Exercise brief:
Keep the pictures out of the copy and repeat the records exactly.

Recorded data:
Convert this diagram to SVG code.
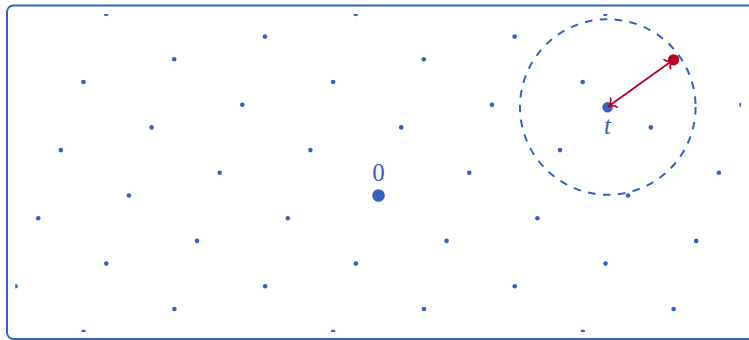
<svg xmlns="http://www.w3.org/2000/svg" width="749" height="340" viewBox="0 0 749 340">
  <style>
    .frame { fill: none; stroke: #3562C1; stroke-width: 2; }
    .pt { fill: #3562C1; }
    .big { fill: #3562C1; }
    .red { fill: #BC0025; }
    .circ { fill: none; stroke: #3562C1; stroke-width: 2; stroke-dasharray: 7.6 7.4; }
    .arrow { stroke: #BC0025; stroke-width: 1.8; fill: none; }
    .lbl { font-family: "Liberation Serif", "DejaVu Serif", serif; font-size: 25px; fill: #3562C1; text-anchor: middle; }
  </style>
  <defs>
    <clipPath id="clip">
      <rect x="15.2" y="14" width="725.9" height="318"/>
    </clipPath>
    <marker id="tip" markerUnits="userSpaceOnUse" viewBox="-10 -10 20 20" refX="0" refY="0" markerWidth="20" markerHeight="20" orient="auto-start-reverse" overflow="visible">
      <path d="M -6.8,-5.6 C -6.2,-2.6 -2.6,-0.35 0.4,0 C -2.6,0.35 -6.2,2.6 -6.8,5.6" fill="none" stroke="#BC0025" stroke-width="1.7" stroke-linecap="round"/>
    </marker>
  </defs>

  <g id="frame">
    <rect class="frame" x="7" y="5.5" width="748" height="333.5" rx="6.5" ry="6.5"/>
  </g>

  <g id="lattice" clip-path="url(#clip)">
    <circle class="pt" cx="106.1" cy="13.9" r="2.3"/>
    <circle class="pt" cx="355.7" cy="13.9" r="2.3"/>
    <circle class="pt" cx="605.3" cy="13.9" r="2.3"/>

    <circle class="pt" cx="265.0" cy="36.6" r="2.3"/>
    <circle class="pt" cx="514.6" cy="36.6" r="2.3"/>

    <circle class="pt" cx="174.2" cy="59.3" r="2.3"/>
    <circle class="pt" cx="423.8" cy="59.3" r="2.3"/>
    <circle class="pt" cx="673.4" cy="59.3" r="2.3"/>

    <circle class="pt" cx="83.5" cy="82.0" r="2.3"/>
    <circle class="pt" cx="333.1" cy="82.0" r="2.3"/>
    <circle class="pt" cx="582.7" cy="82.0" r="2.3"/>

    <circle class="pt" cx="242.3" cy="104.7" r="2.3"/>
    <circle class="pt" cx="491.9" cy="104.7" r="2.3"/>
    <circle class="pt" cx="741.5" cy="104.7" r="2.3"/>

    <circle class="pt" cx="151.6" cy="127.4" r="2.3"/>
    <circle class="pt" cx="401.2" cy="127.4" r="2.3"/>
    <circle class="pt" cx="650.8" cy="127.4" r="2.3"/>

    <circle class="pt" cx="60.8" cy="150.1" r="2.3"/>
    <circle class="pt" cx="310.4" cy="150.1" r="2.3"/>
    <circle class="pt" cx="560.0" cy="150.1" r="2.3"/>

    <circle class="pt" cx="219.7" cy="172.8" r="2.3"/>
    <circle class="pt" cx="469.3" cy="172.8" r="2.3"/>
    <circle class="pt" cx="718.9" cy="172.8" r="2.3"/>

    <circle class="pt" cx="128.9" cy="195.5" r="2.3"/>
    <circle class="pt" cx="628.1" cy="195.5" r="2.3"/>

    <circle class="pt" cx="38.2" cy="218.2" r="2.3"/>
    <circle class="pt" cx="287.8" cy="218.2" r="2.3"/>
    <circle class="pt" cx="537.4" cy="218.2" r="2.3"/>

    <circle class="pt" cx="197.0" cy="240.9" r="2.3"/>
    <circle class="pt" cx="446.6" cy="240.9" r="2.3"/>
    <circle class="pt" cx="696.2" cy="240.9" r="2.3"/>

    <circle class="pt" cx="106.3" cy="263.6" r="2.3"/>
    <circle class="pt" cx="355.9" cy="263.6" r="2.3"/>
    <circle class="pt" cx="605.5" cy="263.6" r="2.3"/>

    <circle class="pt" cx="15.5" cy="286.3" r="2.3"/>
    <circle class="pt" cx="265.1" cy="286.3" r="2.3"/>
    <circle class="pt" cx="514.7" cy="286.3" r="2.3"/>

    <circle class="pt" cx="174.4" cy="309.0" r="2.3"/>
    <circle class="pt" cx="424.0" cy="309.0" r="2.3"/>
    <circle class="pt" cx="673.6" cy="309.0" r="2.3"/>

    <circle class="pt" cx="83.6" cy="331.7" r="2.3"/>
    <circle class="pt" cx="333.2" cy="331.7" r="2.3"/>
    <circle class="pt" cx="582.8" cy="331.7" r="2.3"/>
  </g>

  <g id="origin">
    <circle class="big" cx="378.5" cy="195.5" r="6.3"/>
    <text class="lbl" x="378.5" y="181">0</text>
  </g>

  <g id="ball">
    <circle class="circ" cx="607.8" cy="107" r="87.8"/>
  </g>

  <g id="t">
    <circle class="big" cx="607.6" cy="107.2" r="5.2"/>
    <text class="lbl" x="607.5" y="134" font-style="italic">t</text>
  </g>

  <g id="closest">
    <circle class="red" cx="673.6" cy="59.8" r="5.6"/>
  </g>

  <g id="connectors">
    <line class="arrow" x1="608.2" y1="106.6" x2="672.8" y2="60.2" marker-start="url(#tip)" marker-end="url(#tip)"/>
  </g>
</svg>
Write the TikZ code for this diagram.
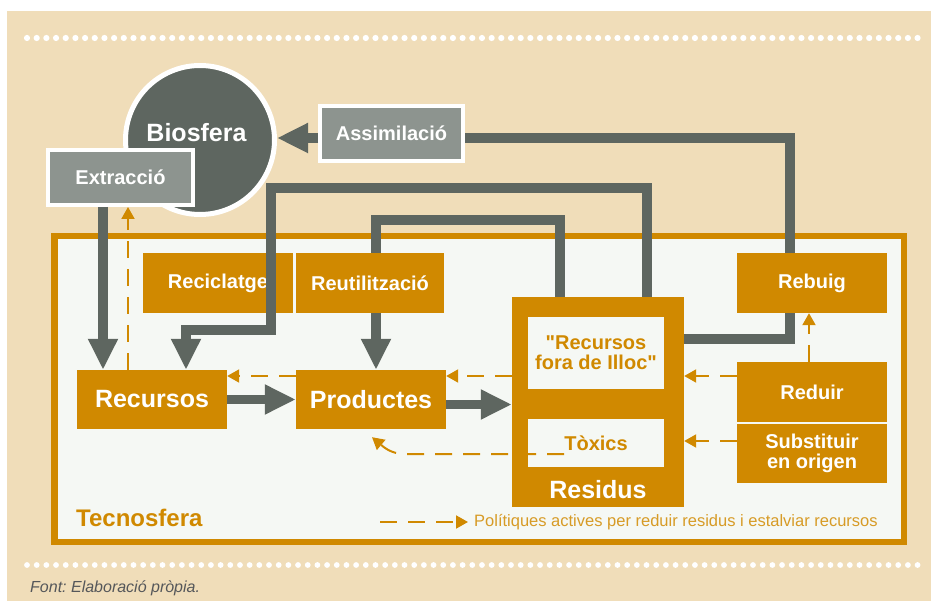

Task output:
Convert this diagram to SVG code.
<svg xmlns="http://www.w3.org/2000/svg" width="749" height="340" viewBox="0 0 749 340">
  <style>
    .frame { fill: none; stroke: #3562C1; stroke-width: 2; }
    .pt { fill: #3562C1; }
    .big { fill: #3562C1; }
    .red { fill: #BC0025; }
    .circ { fill: none; stroke: #3562C1; stroke-width: 2; stroke-dasharray: 7.6 7.4; }
    .arrow { stroke: #BC0025; stroke-width: 1.8; fill: none; }
    .lbl { font-family: "Liberation Serif", "DejaVu Serif", serif; font-size: 25px; fill: #3562C1; text-anchor: middle; }
  </style>
  <defs>
    <clipPath id="clip">
      <rect x="15.2" y="14" width="725.9" height="318"/>
    </clipPath>
    <marker id="tip" markerUnits="userSpaceOnUse" viewBox="-10 -10 20 20" refX="0" refY="0" markerWidth="20" markerHeight="20" orient="auto-start-reverse" overflow="visible">
      <path d="M -6.8,-5.6 C -6.2,-2.6 -2.6,-0.35 0.4,0 C -2.6,0.35 -6.2,2.6 -6.8,5.6" fill="none" stroke="#BC0025" stroke-width="1.7" stroke-linecap="round"/>
    </marker>
  </defs>

  <g id="frame">
    <rect class="frame" x="7" y="5.5" width="748" height="333.5" rx="6.5" ry="6.5"/>
  </g>

  <g id="lattice" clip-path="url(#clip)">
    <circle class="pt" cx="106.1" cy="13.9" r="2.3"/>
    <circle class="pt" cx="355.7" cy="13.9" r="2.3"/>
    <circle class="pt" cx="605.3" cy="13.9" r="2.3"/>

    <circle class="pt" cx="265.0" cy="36.6" r="2.3"/>
    <circle class="pt" cx="514.6" cy="36.6" r="2.3"/>

    <circle class="pt" cx="174.2" cy="59.3" r="2.3"/>
    <circle class="pt" cx="423.8" cy="59.3" r="2.3"/>
    <circle class="pt" cx="673.4" cy="59.3" r="2.3"/>

    <circle class="pt" cx="83.5" cy="82.0" r="2.3"/>
    <circle class="pt" cx="333.1" cy="82.0" r="2.3"/>
    <circle class="pt" cx="582.7" cy="82.0" r="2.3"/>

    <circle class="pt" cx="242.3" cy="104.7" r="2.3"/>
    <circle class="pt" cx="491.9" cy="104.7" r="2.3"/>
    <circle class="pt" cx="741.5" cy="104.7" r="2.3"/>

    <circle class="pt" cx="151.6" cy="127.4" r="2.3"/>
    <circle class="pt" cx="401.2" cy="127.4" r="2.3"/>
    <circle class="pt" cx="650.8" cy="127.4" r="2.3"/>

    <circle class="pt" cx="60.8" cy="150.1" r="2.3"/>
    <circle class="pt" cx="310.4" cy="150.1" r="2.3"/>
    <circle class="pt" cx="560.0" cy="150.1" r="2.3"/>

    <circle class="pt" cx="219.7" cy="172.8" r="2.3"/>
    <circle class="pt" cx="469.3" cy="172.8" r="2.3"/>
    <circle class="pt" cx="718.9" cy="172.8" r="2.3"/>

    <circle class="pt" cx="128.9" cy="195.5" r="2.3"/>
    <circle class="pt" cx="628.1" cy="195.5" r="2.3"/>

    <circle class="pt" cx="38.2" cy="218.2" r="2.3"/>
    <circle class="pt" cx="287.8" cy="218.2" r="2.3"/>
    <circle class="pt" cx="537.4" cy="218.2" r="2.3"/>

    <circle class="pt" cx="197.0" cy="240.9" r="2.3"/>
    <circle class="pt" cx="446.6" cy="240.9" r="2.3"/>
    <circle class="pt" cx="696.2" cy="240.9" r="2.3"/>

    <circle class="pt" cx="106.3" cy="263.6" r="2.3"/>
    <circle class="pt" cx="355.9" cy="263.6" r="2.3"/>
    <circle class="pt" cx="605.5" cy="263.6" r="2.3"/>

    <circle class="pt" cx="15.5" cy="286.3" r="2.3"/>
    <circle class="pt" cx="265.1" cy="286.3" r="2.3"/>
    <circle class="pt" cx="514.7" cy="286.3" r="2.3"/>

    <circle class="pt" cx="174.4" cy="309.0" r="2.3"/>
    <circle class="pt" cx="424.0" cy="309.0" r="2.3"/>
    <circle class="pt" cx="673.6" cy="309.0" r="2.3"/>

    <circle class="pt" cx="83.6" cy="331.7" r="2.3"/>
    <circle class="pt" cx="333.2" cy="331.7" r="2.3"/>
    <circle class="pt" cx="582.8" cy="331.7" r="2.3"/>
  </g>

  <g id="origin">
    <circle class="big" cx="378.5" cy="195.5" r="6.3"/>
    <text class="lbl" x="378.5" y="181">0</text>
  </g>

  <g id="ball">
    <circle class="circ" cx="607.8" cy="107" r="87.8"/>
  </g>

  <g id="t">
    <circle class="big" cx="607.6" cy="107.2" r="5.2"/>
    <text class="lbl" x="607.5" y="134" font-style="italic">t</text>
  </g>

  <g id="closest">
    <circle class="red" cx="673.6" cy="59.8" r="5.6"/>
  </g>

  <g id="connectors">
    <line class="arrow" x1="608.2" y1="106.6" x2="672.8" y2="60.2" marker-start="url(#tip)" marker-end="url(#tip)"/>
  </g>
</svg>
Write the TikZ code for this diagram.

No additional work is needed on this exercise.